Соседка баба Саня укачала, и муж её мне песни напевал.

Семьёй бездетной взята старичками.  Любили, как свою родную дочь.
На небо глядя, там, за облачками, летал отец тогда, за ночью ночь.
Знакомству с папой все семь лет мечтала, открытки присылал с учебки, с войн:
В испанской воевал  еще сначала,  да небо охраняя над Москвой.

Все время полк менял места полетов… Нам раненых везли, везли, везли…
А я ждала военного пилота, боялась не узнать в числе мужчин.
"-Как манны ждешь, наивная девчушка, как будто вот-вот "сядет" во дворе.
А мамочка твоя давно, Катюшка, хранитель-ангел папы на крыле…"

Поворошим забытые страницы: как зимы замерзали без еды...
Как ждали новостей  передовицы… как чистый снег топили до воды...
И для солдат бинты стирали позже,  брались одежду починить для них...
Не время детству! Тут присесть негоже, не знали вовсе  разниц  возрастных!..

"Мой первый класс в далё-ком сорок пятом, когда не весь пожаров дым ушел,
Японию Америка проклята накрыла бомбами.  Исход, ох, был тяжел…
Пошито платье с лоскутка соседки и туфли чьи-то дали мне они.
Спешил сентябрь, и оставляя метки, заплечный куль тетрадями полнил.

Давным-давно все возвратились с фронта: шли поезда на юг, Урал, в Сибирь…
Однажды так почудилось мне что-то: среди гражданских проблеснул мундир.
Его увидев, ринулась я с места... Навстречу понеслась, что было сил:
"-Мой папка! Папка родненький! С приездом! Ах, кабы знал ты, как ждала... Где был?"

В больших мужских руках вся растворилась: поднял отец, прижав, как дар, к груди.
Глаза полнились слез, но я светилась: - Живой, живой!"- Катюш, я не один..!
…Как знать, что тот рассказ коротким будет… Столь сильный голос тих до шепотка…
"ТакИ дела… детей военных судеб…"  Под капельницей свесилась рука.

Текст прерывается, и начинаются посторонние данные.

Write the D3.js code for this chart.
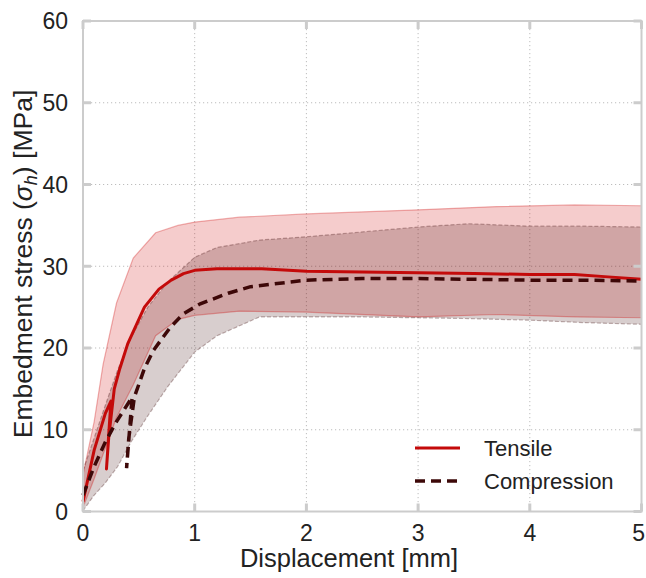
<!DOCTYPE html>
<html>
<head>
<meta charset="utf-8">
<script src="https://cdn.jsdelivr.net/npm/d3@7"></script>
<style>
  body { margin: 0; background: #fff; }
  svg { font-family: "Liberation Sans", Arial, sans-serif; }
</style>
</head>
<body>
<div id="chart"></div>
<script>
// mean curves
var tensileX = [0, 0.1, 0.2, 0.25, 0.21, 0.23, 0.28, 0.33, 0.4, 0.55, 0.68, 0.79, 0.9, 1.0, 1.2, 1.6, 2.0, 2.5, 3.0, 3.5, 4.0, 4.4, 4.7, 5.0];
var tensileY = [1.2, 7.5, 12, 13.5, 5.2, 9, 15, 17.5, 20.5, 25, 27.2, 28.3, 29.1, 29.5, 29.7, 29.7, 29.4, 29.3, 29.2, 29.1, 29.0, 29.0, 28.7, 28.4];
var compX = [0, 0.1, 0.2, 0.3, 0.44, 0.39, 0.41, 0.46, 0.55, 0.63, 0.78, 0.9, 1.05, 1.3, 1.5, 2.0, 2.5, 3.0, 3.5, 4.0, 4.5, 5.0];
var compY = [2, 5.5, 8.5, 11, 14, 5.3, 9, 14, 17.5, 19.7, 22.5, 24.2, 25.4, 26.7, 27.5, 28.3, 28.5, 28.5, 28.4, 28.3, 28.3, 28.2];

// spread bands
var tensileBandX = [0, 0.1, 0.18, 0.3, 0.45, 0.65, 0.85, 1.0, 1.4, 2.0, 3.0, 3.7, 4.4, 5.0];
var tensileUpper = [4.5, 11, 18, 25.5, 31, 34.1, 35, 35.4, 36, 36.4, 36.9, 37.3, 37.5, 37.4];
var tensileLower = [0.5, 4, 7, 11.5, 15.5, 21.5, 23.5, 24, 24.5, 24.4, 23.8, 24.1, 23.8, 23.7];
var compBandX = [0, 0.1, 0.2, 0.31, 0.43, 0.58, 0.76, 1.0, 1.2, 1.58, 2.0, 2.5, 3.0, 3.45, 4.0, 4.5, 5.0];
var compUpper = [5, 9, 13, 17.3, 21.3, 25, 28.1, 31.1, 32.3, 33.2, 33.6, 34.2, 34.8, 35.2, 34.9, 34.9, 34.8];
var compLower = [0.1, 2, 3.5, 5.5, 8.5, 11.7, 15.3, 19.5, 21.5, 23.8, 23.8, 23.8, 23.7, 23.6, 23.4, 23.1, 22.9];

var xTicks = [0, 1, 2, 3, 4, 5];
var yTicks = [0, 10, 20, 30, 40, 50, 60];

var W = 646, H = 578;
var margin = {top: 21, right: 5, bottom: 66, left: 83},
    width = 641.5 - margin.left,
    height = 511.5 - margin.top;

var svg = d3.select("#chart").append("svg")
    .attr("width", W).attr("height", H)
  .append("g")
    .attr("transform", "translate(" + margin.left + "," + margin.top + ")");

var x = d3.scaleLinear().domain([0, 5]).range([0, width]);
var y = d3.scaleLinear().domain([0, 60]).range([height, 0]);

// grid
svg.selectAll(".vgrid").data(xTicks.slice(1, -1)).enter().append("line")
    .attr("x1", d => x(d)).attr("x2", d => x(d))
    .attr("y1", 0).attr("y2", height)
    .attr("stroke", "#bdbdbd").attr("stroke-width", 1).attr("stroke-dasharray", "1.2,2.8");
svg.selectAll(".hgrid").data(yTicks.slice(1, -1)).enter().append("line")
    .attr("y1", d => y(d)).attr("y2", d => y(d))
    .attr("x1", 0).attr("x2", width)
    .attr("stroke", "#bdbdbd").attr("stroke-width", 1).attr("stroke-dasharray", "1.2,2.8");

// bands
var tBand = tensileBandX.map((v, i) => [v, tensileLower[i], tensileUpper[i]]);
var cBand = compBandX.map((v, i) => [v, compLower[i], compUpper[i]]);
var area = d3.area().x(d => x(d[0])).y0(d => y(d[1])).y1(d => y(d[2]));
var edgeUp = d3.line().x(d => x(d[0])).y(d => y(d[2]));
var edgeLo = d3.line().x(d => x(d[0])).y(d => y(d[1]));

svg.append("path").datum(tBand).attr("d", area)
    .attr("fill", "rgb(204,0,0)").attr("fill-opacity", 0.2);
svg.append("path").datum(cBand).attr("d", area)
    .attr("fill", "rgb(61,10,10)").attr("fill-opacity", 0.2);

[edgeUp, edgeLo].forEach(function(f) {
  svg.append("path").datum(tBand).attr("d", f)
      .attr("fill", "none").attr("stroke", "rgba(204,0,0,0.3)").attr("stroke-width", 1.2);
  svg.append("path").datum(cBand).attr("d", f)
      .attr("fill", "none").attr("stroke", "rgba(61,10,10,0.3)").attr("stroke-width", 1.2)
      .attr("stroke-dasharray", "4,2");
});

// mean lines
var line = d3.line().x(d => x(d[0])).y(d => y(d[1]));
svg.append("path").datum(tensileX.map((v, i) => [v, tensileY[i]])).attr("d", line)
    .attr("fill", "none").attr("stroke", "#c40a0a").attr("stroke-width", 3)
    .attr("stroke-linejoin", "round");
svg.append("path").datum(compX.map((v, i) => [v, compY[i]])).attr("d", line)
    .attr("fill", "none").attr("stroke", "#3d0808").attr("stroke-width", 3.5)
    .attr("stroke-dasharray", "10,6");

// frame
svg.append("rect").attr("width", width).attr("height", height)
    .attr("fill", "none").attr("stroke", "#cccccc").attr("stroke-width", 2);

// tick marks on all four sides
var tk = 8;
xTicks.forEach(function(d) {
  svg.append("line").attr("x1", x(d)).attr("x2", x(d)).attr("y1", height).attr("y2", height - tk)
      .attr("stroke", "#cccccc").attr("stroke-width", 3);
  svg.append("line").attr("x1", x(d)).attr("x2", x(d)).attr("y1", 0).attr("y2", tk)
      .attr("stroke", "#cccccc").attr("stroke-width", 3);
});
yTicks.forEach(function(d) {
  svg.append("line").attr("y1", y(d)).attr("y2", y(d)).attr("x1", 0).attr("x2", tk)
      .attr("stroke", "#cccccc").attr("stroke-width", 3);
  svg.append("line").attr("y1", y(d)).attr("y2", y(d)).attr("x1", width).attr("x2", width - tk)
      .attr("stroke", "#cccccc").attr("stroke-width", 3);
});

// tick labels (last one kept inside the page edge)
svg.selectAll(".xl").data(xTicks).enter().append("text")
    .attr("x", d => d === 5 ? W - 1 - margin.left : x(d)).attr("y", 541 - margin.top)
    .attr("text-anchor", d => d === 5 ? "end" : "middle")
    .style("font-size", "23px").attr("fill", "#222")
    .text(d => d);
svg.selectAll(".yl").data(yTicks).enter().append("text")
    .attr("x", -15).attr("y", d => y(d)).attr("dy", "0.36em")
    .attr("text-anchor", "end").style("font-size", "23px").attr("fill", "#222")
    .text(d => d);

// axis titles
svg.append("text")
    .attr("x", 349 - margin.left).attr("y", 567 - margin.top)
    .attr("text-anchor", "middle").style("font-size", "25.5px").attr("fill", "#222")
    .text("Displacement [mm]");

var yl = svg.append("text")
    .attr("transform", "translate(" + (32 - margin.left) + "," + (264 - margin.top) + ") rotate(-90)")
    .attr("text-anchor", "middle").style("font-size", "26.5px").attr("fill", "#222");
yl.append("tspan").text("Embedment stress (");
yl.append("tspan").style("font-style", "italic").text("σ");
yl.append("tspan").attr("dy", "5").style("font-size", "18px").style("font-style", "italic").text("h");
yl.append("tspan").attr("dy", "-5").text(") [MPa]");

// legend
var legend = [
  {name: "Tensile", color: "#c40a0a", dash: null, w: 3},
  {name: "Compression", color: "#3d0808", dash: "10,6", w: 3.5}
];
legend.forEach(function(l, i) {
  var ly = 448 + i * 33 - margin.top;
  svg.append("line").attr("x1", 415 - margin.left).attr("x2", 460 - margin.left)
      .attr("y1", ly).attr("y2", ly)
      .attr("stroke", l.color).attr("stroke-width", l.w)
      .attr("stroke-dasharray", l.dash);
  svg.append("text").attr("x", 484 - margin.left).attr("y", ly).attr("dy", "0.36em")
      .style("font-size", "22px").attr("fill", "#222").text(l.name);
});
</script>
</body>
</html>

Бегу, зову: "-Скорее, медсестричка!.. Иглу втыкает: как, не больно  вам?
И медленно закапала водичка: "тебя на небеса я не отдам!"

Утих рассказ, уже не продолжаешь. Всю боль о детстве выложив свою.
В глубокий час души еще мужаешь. Запоминаю,       слушаю,        ловлю.               
(В ее ладошке сухонькой ручонки искрилась  горсточка военного тепла,
Закладкой в книге сироты-девчонки тот школьный снимок, какой тогда она была).